On MSNBC, Dan Abrams warned, “If Obama becomes the Democratic nominee, Republicans are going to attack him as too liberal.”14 (Even that bold, out-of-nowhere prediction wasn't enough to save Abrams his anchor job.) On CNN, Jeffrey Toobin raised the fact that Obama “was one of the most liberal members of the Illinois state senate” and “if Hillary Clinton doesn't say it, you can bet the Republicans are going to say it in the fall.”15 What else were they supposed to talk about?

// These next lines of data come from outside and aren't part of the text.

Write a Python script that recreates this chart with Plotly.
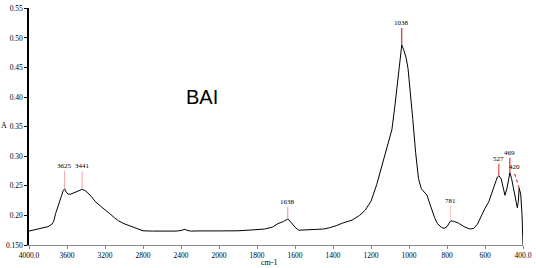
import numpy as np
import plotly.graph_objects as go

# Spectrum (wavenumber cm-1, absorbance)
wavenumber = [4000, 3900, 3800, 3760, 3740, 3720, 3700, 3680, 3660, 3640, 3625, 3610, 3590, 3560,
              3520, 3480, 3441, 3410, 3380, 3340, 3300, 3250, 3200, 3150, 3100, 3060, 3000, 2950,
              2900, 2850, 2800, 2700, 2600, 2500, 2450, 2400, 2360, 2340, 2300, 2200, 2100, 2000,
              1900, 1800, 1760, 1720, 1690, 1660, 1638, 1620, 1600, 1580, 1560, 1520, 1480, 1450,
              1420, 1380, 1350, 1300, 1260, 1230, 1200, 1170, 1140, 1110, 1090, 1075, 1060, 1048,
              1038, 1028, 1015, 1005, 995, 980, 965, 950, 935, 920, 905, 895, 880, 865, 850, 830,
              815, 800, 781, 765, 740, 710, 680, 660, 640, 620, 600, 580, 560, 545, 535, 527, 515,
              505, 495, 485, 475, 469, 460, 450, 440, 430, 425, 420, 412, 405, 400]
absorbance = [0.1735, 0.177, 0.181, 0.185, 0.190, 0.203, 0.214, 0.225, 0.232, 0.242, 0.245, 0.240,
              0.236, 0.236, 0.239, 0.242, 0.244, 0.242, 0.238, 0.231, 0.223, 0.216, 0.210, 0.203,
              0.196, 0.191, 0.186, 0.183, 0.179, 0.176, 0.174, 0.1735, 0.1732, 0.1738, 0.1735,
              0.1745, 0.1765, 0.175, 0.1735, 0.1738, 0.1735, 0.1738, 0.174, 0.176, 0.177, 0.180,
              0.186, 0.190, 0.194, 0.188, 0.180, 0.175, 0.1755, 0.176, 0.1765, 0.177, 0.179,
              0.183, 0.187, 0.192, 0.200, 0.209, 0.224, 0.252, 0.288, 0.322, 0.345, 0.383, 0.430,
              0.468, 0.488, 0.480, 0.466, 0.448, 0.416, 0.362, 0.306, 0.262, 0.245, 0.240, 0.234,
              0.224, 0.208, 0.196, 0.186, 0.180, 0.178, 0.181, 0.191, 0.190, 0.187, 0.181, 0.177,
              0.178, 0.185, 0.200, 0.212, 0.223, 0.242, 0.258, 0.265, 0.267, 0.262, 0.248, 0.234,
              0.245, 0.260, 0.272, 0.262, 0.244, 0.224, 0.213, 0.222, 0.246, 0.236, 0.200, 0.150]

# Peak labels
peaks = [3625, 3441, 1638, 1038, 781, 527, 469, 420]
peak_colors = ["#f4a6a6", "#f4a6a6", "#f08a8a", "#d40000", "#f8c4c4", "#e02020", "#e00000", "#e00000"]
peak_dx = [0, 0, 0, 0, 0, 0, 0, -5]
peak_dy = [18, 18, 12, 17, 15, 12, 15, 16]
peak_dash = ["solid"] * 7 + ["dot"]

x_ticks_hi = [4000, 3600, 3200, 2800, 2400]
x_ticks_hi_text = ["4000.0", "3600", "3200", "2800", "2400"]
x_ticks_lo = [2000, 1800, 1600, 1400, 1200, 1000, 800, 600, 400]
x_ticks_lo_text = ["2000", "1800", "1600", "1400", "1200", "1000", "800", "600", "400.0"]
y_ticks = [0.15, 0.20, 0.25, 0.30, 0.35, 0.40, 0.45, 0.50, 0.55]
y_ticks_text = ["0.150", "0.20", "0.25", "0.30", "0.35", "0.40", "0.45", "0.50", "0.55"]

SERIF = "Liberation Serif, Times New Roman, serif"

wn = np.array(wavenumber, dtype=float)
ab = np.array(absorbance, dtype=float)
hi = wn >= 2000
lo = wn <= 2000

split = 2000.0 / 5200.0
fig = go.Figure()
fig.add_trace(go.Scatter(x=wn[hi], y=ab[hi], mode="lines", line=dict(color="black", width=1),
                         xaxis="x", yaxis="y", showlegend=False))
fig.add_trace(go.Scatter(x=wn[lo], y=ab[lo], mode="lines", line=dict(color="black", width=1),
                         xaxis="x2", yaxis="y", showlegend=False))

tickfont = dict(family=SERIF, size=7.5, color="black")
order = np.argsort(wn)
for p, c, dx, dy, dash in zip(peaks, peak_colors, peak_dx, peak_dy, peak_dash):
    a = float(np.interp(p, wn[order], ab[order]))
    xr = "x" if p > 2000 else "x2"
    fig.add_shape(type="line", xref=xr, yref="y", xsizemode="pixel", ysizemode="pixel",
                  xanchor=p, yanchor=a, x0=0, y0=0, x1=dx, y1=dy,
                  line=dict(color=c, width=1, dash=dash))
    fig.add_annotation(x=p, y=a, xref=xr, yref="y", text=str(p), showarrow=False,
                       xshift=dx, yshift=dy + 5, font=dict(family=SERIF, size=7, color="black"))

fig.add_annotation(x=0.486, y=-0.1, xref="paper", yref="paper", text="cm-1", showarrow=False,
                   font=dict(family=SERIF, size=8, color="black"))
fig.add_annotation(x=-0.05, y=0.506, xref="paper", yref="paper", text="A", showarrow=False,
                   xanchor="center", font=dict(family=SERIF, size=8, color="black"))
fig.add_annotation(x=0.3145, y=0.679, xref="paper", yref="paper", text="BAI", showarrow=False,
                   font=dict(family="Liberation Sans", size=20, color="black"))

fig.update_layout(
    width=536, height=268,
    margin=dict(l=29, r=11, t=4, b=23),
    paper_bgcolor="white", plot_bgcolor="white",
    xaxis=dict(domain=[0, split], range=[4000, 2000], tickvals=x_ticks_hi, ticktext=x_ticks_hi_text,
               showgrid=False, zeroline=False, showline=True, linecolor="#888888", linewidth=1,
               ticks="outside", ticklen=3, tickcolor="#888888", tickfont=tickfont, anchor="y"),
    xaxis2=dict(domain=[split, 1], range=[2000, 400], tickvals=x_ticks_lo, ticktext=x_ticks_lo_text,
                showgrid=False, zeroline=False, showline=True, linecolor="#888888", linewidth=1,
                ticks="outside", ticklen=3, tickcolor="#888888", tickfont=tickfont, anchor="y"),
    yaxis=dict(range=[0.15, 0.5505], tickvals=y_ticks, ticktext=y_ticks_text, showgrid=False,
               zeroline=False, showline=True, linecolor="black", linewidth=1.5, ticks="outside",
               ticklen=3, tickcolor="black", tickfont=tickfont, ticklabeloverflow="allow"),
)

fig.write_html("out.html")
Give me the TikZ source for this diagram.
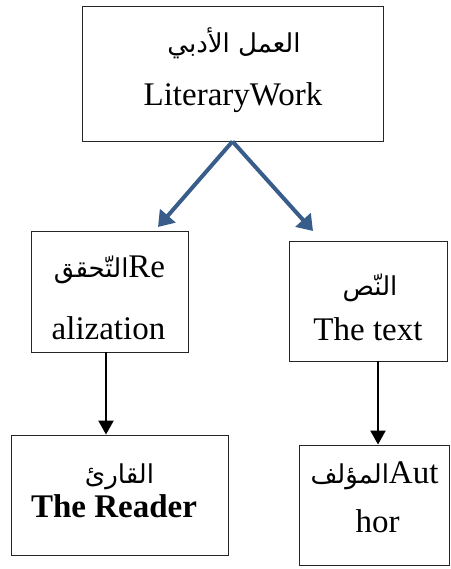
\documentclass[tikz,border=0pt]{standalone}
\usepackage{fontspec}
\setmainfont{Liberation Serif}
\newfontfamily\arabicfont[Script=Arabic]{DejaVu Sans}
\TeXXeTstate=1
\usetikzlibrary{arrows.meta,calc}
\definecolor{linkblue}{HTML}{385D8A}
\newcommand{\arsize}{\arabicfont\fontsize{26}{32}\selectfont}

\begin{document}
\begin{tikzpicture}[x=1pt,y=-1pt,
  box/.style={draw=black!85, line width=0.9pt, inner sep=0pt, rectangle},
  lat/.style={font=\fontsize{33}{40}\selectfont, anchor=base, inner sep=0pt},
  latb/.style={font=\fontsize{33}{40}\selectfont\bfseries, anchor=base, inner sep=0pt},
  ara/.style={font=\arsize, anchor=base, inner sep=0pt},
  bluearrow/.style={draw=linkblue, line width=4pt, -{Triangle[length=15pt,width=20pt]}},
  blackarrow/.style={draw=black, line width=2.2pt, -{Triangle[length=14pt,width=15pt]}}]

\useasboundingbox (0,0) rectangle (450,569);

% boxes
\node[box, minimum width=301pt, minimum height=135pt] (work) at (232.5,73.5) {};
\node[box, minimum width=157pt, minimum height=121pt] (real) at (109.5,291.5) {};
\node[box, minimum width=158pt, minimum height=120pt] (text) at (368,301) {};
\node[box, minimum width=217pt, minimum height=120pt] (reader) at (119.5,495) {};
\node[box, minimum width=150pt, minimum height=120pt] (author) at (374,505) {};

% labels
\node[ara] (workA) at (234,53) {\beginR العمل الأدبي\endR};
\node[lat] (workL) at (233,106) {LiteraryWork};

\node[lat] (realA) at (109.5,277) {{\arsize\beginR التّحقق\endR}Re};
\node[lat] (realL) at (108.5,339) {alization};

\node[ara] (textA) at (370,295) {\beginR النّص\endR};
\node[lat] (textL) at (368,340) {The text};

\node[ara] (readerA) at (119.5,483) {\beginR القارئ\endR};
\node[latb] (readerL) at (114,517) {The Reader};

\node[lat] (authorA) at (374.5,483) {{\arsize\beginR المؤلف\endR}Aut};
\node[lat] (authorL) at (377.5,532) {hor};

% connectors
\coordinate (realTip) at (158,227);
\coordinate (textTip) at (313,231);
\draw[bluearrow] (work.south) -- (realTip);
\draw[bluearrow] (work.south) -- (textTip);

\draw[blackarrow] ([xshift=-3.5pt]real.south) -- ([xshift=-3.5pt]real.south |- reader.north);
\draw[blackarrow] ([xshift=10pt]text.south) -- ([xshift=10pt]text.south |- author.north);
\end{tikzpicture}
\end{document}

His big ears?
In an article titled “Insults Hit a New Low,” the Times of London reported that McCain, “unprompted,” had mentioned Obama's association with domestic terrorist Bill Ayers. “It was a clear sign,” the article continued, “of how Republicans are going to attack the Illinois senator if he becomes the nominee.”16 Yes, indeed. The Republicans were prepared to stoop to out-and-out truth-telling! The Washington Post quoted a Clinton supporter saying, “The general election is not going to be like these primaries. The Republicans are going to really attack.”17
Writing about a Democra
tic debate in 2008, New York Times columnist Maureen Dowd wrote that during some of Obama's answers, “you could see white letters on a black background scrawling across the screen of a Republican attack ad.”18 The Times summarized Dowd's column on the contents page: “Obama's gotta do more than get that dirt off his shoulder. Because the Republicans are going to keep it real, with attack ads and worse.”19 What could possibly be worse than sharing documented, factually correct information with voters about the potential leader of the free world?
LIBERALS’ HYSTERICAL OBSESSION WITH THE “REPUBLICAN Attack Machine” turns Democratic primaries into a contest of: “Who's the Biggest Pussy?” Although I would have voted for “All of Them,” inasmuch as none of the Democrats could face questions from Fox News's Brit Hume, the winner turned out to be Obama. Hillary claimed to be a victim of the Republicans, while Obama claimed to be a victim of Republicans, Hillary, and racists.
To make her case that she was the best candidate, Hillary said she was the biggest victim of Republicans. She got a round of applause during the South Carolina Democratic Debate, in January 2008, by saying, “If it is indeed the classic Republican campaign, I've been there. I've done that. They've been after me for sixteen years, and much to their dismay I am still here.” Brave Hillary!